Consumers that need deterministic output pin to a specific model version. Consumers that want the latest quality improvements use the default (latest) model version.

Managing Breaking vs Non-Breaking Changes

Non-Breaking Changes (No Version Bump)

  • Adding an optional request field with a default value
  • Adding a new field to the response
  • Improving model quality without changing the response schema
  • Adding a new endpoint

Breaking Changes (Require Version Bump)

  • Removing or renaming a response field
  • Changing a field’s data type
  • Changing default model behaviour in ways consumers depend on
  • Removing an endpoint
  • Changing authentication mechanism

Gray Area: Model Behaviour Changes

Model updates are the hardest to classify.
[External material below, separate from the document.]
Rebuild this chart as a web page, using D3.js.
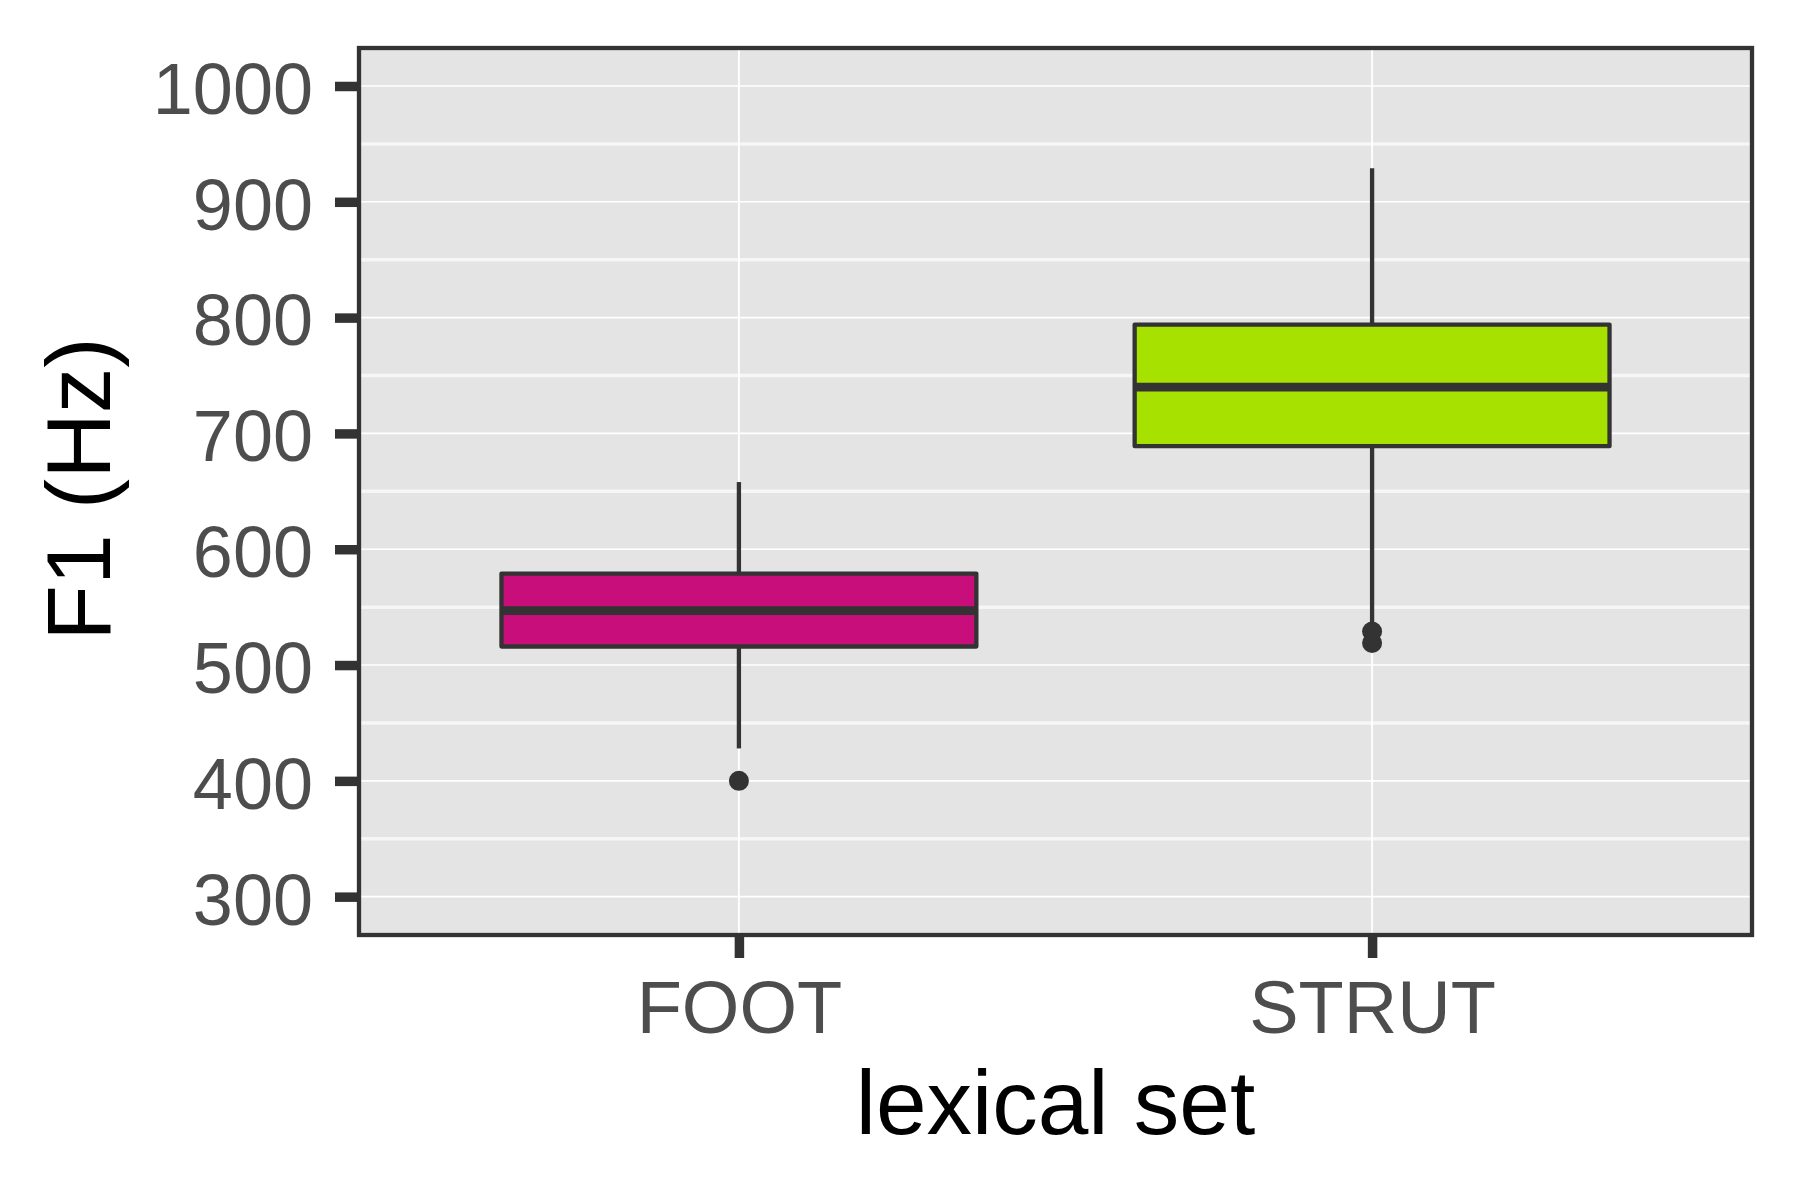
<!DOCTYPE html>
<html>
<head>
<meta charset="utf-8">
<script src="https://cdn.jsdelivr.net/npm/d3@7"></script>
<style>
  html, body { margin: 0; padding: 0; background: #ffffff; }
  svg { display: block; }
  text { font-family: "Liberation Sans", Arial, Helvetica, sans-serif; }
</style>
</head>
<body>
<script>
// ---- data ----
const categories = ["FOOT", "STRUT"];
const whiskerLow = [428, 533];
const q1 = [516, 689];
const medians = [547, 740];
const q3 = [579, 794];
const whiskerHigh = [658, 929];
const outliers = [[400], [529, 519]];
const fills = ["#c80e7a", "#a6e100"];
const yTicks = [300, 400, 500, 600, 700, 800, 900, 1000];
const yMinor = [350, 450, 550, 650, 750, 850, 950];
const yTitle = "F1 (Hz)";
const xTitle = "lexical set";

// ---- layout ----
const W = 1800, H = 1200;
const panel = { left: 359, top: 48, right: 1752, bottom: 935 };

const svg = d3.select("body").append("svg")
  .attr("width", W).attr("height", H);

const y = d3.scaleLinear().domain([266.9, 1032.8]).range([panel.bottom, panel.top]);
const x = d3.scalePoint().domain(categories).range([panel.left, panel.right]).padding(0.6);
const step = x.step();
const boxW = step * 0.75;

// panel background
svg.append("rect")
  .attr("x", panel.left).attr("y", panel.top)
  .attr("width", panel.right - panel.left).attr("height", panel.bottom - panel.top)
  .attr("fill", "#e4e4e4");

// minor gridlines
svg.append("g").selectAll("line").data(yMinor).join("line")
  .attr("x1", panel.left).attr("x2", panel.right)
  .attr("y1", d => y(d)).attr("y2", d => y(d))
  .attr("stroke", "#f6f6f6").attr("stroke-width", 3.5);

// major gridlines
svg.append("g").selectAll("line").data(yTicks).join("line")
  .attr("x1", panel.left).attr("x2", panel.right)
  .attr("y1", d => y(d)).attr("y2", d => y(d))
  .attr("stroke", "#ffffff").attr("stroke-width", 1.6);
svg.append("g").selectAll("line").data(categories).join("line")
  .attr("x1", d => x(d)).attr("x2", d => x(d))
  .attr("y1", panel.top).attr("y2", panel.bottom)
  .attr("stroke", "#ffffff").attr("stroke-width", 1.8);

// boxplots
const boxes = svg.append("g").selectAll("g").data(categories).join("g");
const lineCol = "#333333";
boxes.append("line")
  .attr("x1", d => x(d)).attr("x2", d => x(d))
  .attr("y1", (d, i) => y(whiskerHigh[i])).attr("y2", (d, i) => y(q3[i]))
  .attr("stroke", lineCol).attr("stroke-width", 4.3);
boxes.append("line")
  .attr("x1", d => x(d)).attr("x2", d => x(d))
  .attr("y1", (d, i) => y(q1[i])).attr("y2", (d, i) => y(whiskerLow[i]))
  .attr("stroke", lineCol).attr("stroke-width", 4.3);
boxes.append("rect")
  .attr("x", d => x(d) - boxW / 2)
  .attr("width", boxW)
  .attr("y", (d, i) => y(q3[i]))
  .attr("height", (d, i) => y(q1[i]) - y(q3[i]))
  .attr("fill", (d, i) => fills[i])
  .attr("stroke", lineCol).attr("stroke-width", 4.3)
  .attr("stroke-linejoin", "round");
boxes.append("line")
  .attr("x1", d => x(d) - boxW / 2).attr("x2", d => x(d) + boxW / 2)
  .attr("y1", (d, i) => y(medians[i])).attr("y2", (d, i) => y(medians[i]))
  .attr("stroke", lineCol).attr("stroke-width", 8.6);
boxes.each(function (d, i) {
  d3.select(this).selectAll("circle").data(outliers[i]).join("circle")
    .attr("cx", x(d)).attr("cy", v => y(v)).attr("r", 10)
    .attr("fill", lineCol);
});

// axes
const yAxis = svg.append("g")
  .attr("transform", `translate(${panel.left},0)`)
  .call(d3.axisLeft(y).tickValues(yTicks).tickFormat(d3.format("d")).tickSize(24).tickPadding(22));
const xAxis = svg.append("g")
  .attr("transform", `translate(0,${panel.bottom})`)
  .call(d3.axisBottom(x).tickSize(23).tickPadding(22));
[yAxis, xAxis].forEach(a => {
  a.select(".domain").remove();
  a.selectAll(".tick line").attr("stroke", lineCol).attr("stroke-width", 9.5);
  a.selectAll(".tick text")
    .attr("fill", "#4d4d4d")
    .style("font-family", "'Liberation Sans', Arial, Helvetica, sans-serif");
});
yAxis.selectAll(".tick text").attr("dy", "0.38em").style("font-size", "72px");
xAxis.selectAll(".tick text").style("font-size", "74px");

// panel border
svg.append("rect")
  .attr("x", panel.left).attr("y", panel.top)
  .attr("width", panel.right - panel.left).attr("height", panel.bottom - panel.top)
  .attr("fill", "none").attr("stroke", lineCol).attr("stroke-width", 4.3);

// titles
svg.append("text")
  .attr("transform", `translate(110,489) rotate(-90)`)
  .attr("text-anchor", "middle")
  .attr("fill", "#000000")
  .style("font-size", "91px")
  .text(yTitle);
svg.append("text")
  .attr("x", (panel.left + panel.right) / 2).attr("y", 1134)
  .attr("text-anchor", "middle")
  .attr("fill", "#000000")
  .style("font-size", "91px")
  .text(xTitle);
</script>
</body>
</html>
A model that produces “better” outputs overall may produce worse outputs for a specific consumer’s use case. Strategies:

  • Default to latest - New model versions are the default. Consumers who need stability pin to a specific version.
  • Notify and migrate - Announce model version changes in advance. Provide a migration period where both versions are available.
  • Shadow testing - Run new model versions in shadow mode, comparing outputs against the current version before switching.

Deprecation Policy

Define a clear deprecation lifecycle:

  1. Active - Fully supported, receiving updates
  2. Deprecated - Still functional but no new features. Deprecation header included in responses: Sunset: Sat, 01 Nov 2026 00:00:00 GMT
  3. Retired - Returns 410 Gone with a message pointing to the replacement version

Timelines:

  • Announce deprecation at least 90 days before retirement
  • Monitor usage of deprecated versions and proactively reach out to remaining consumers
  • Provide migration guides with specific changes needed

Implementation Pattern

from fastapi import FastAPI, Header, HTTPException

app = FastAPI()

# Version router
v1_app = FastAPI()
v2_app = FastAPI()

app.mount("/v1", v1_app)
app.mount("/v2", v2_app)

@v1_app.post("/predict")
async def predict_v1(request: PredictRequestV1):
    # V1 behaviour: returns flat prediction
    return {"prediction": model.predict(request)}

@v2_app.post("/predict")
async def predict_v2(
    request: PredictRequestV2,
    x_model_version: str = Header(default="latest"),
):
    # V2 behaviour: returns prediction with metadata
    model = get_model(x_model_version)
    result = model.predict(request)
    return {
        "prediction": result.value,
        "confidence": result.confidence,
        "model_version": model.version,
        "metadata": result.metadata,
    }

Keep version-specific code isolated. Shared logic lives in a common layer. Version-specific serialisation and behaviour live in version-specific modules. This prevents changes to one version from accidentally affecting another.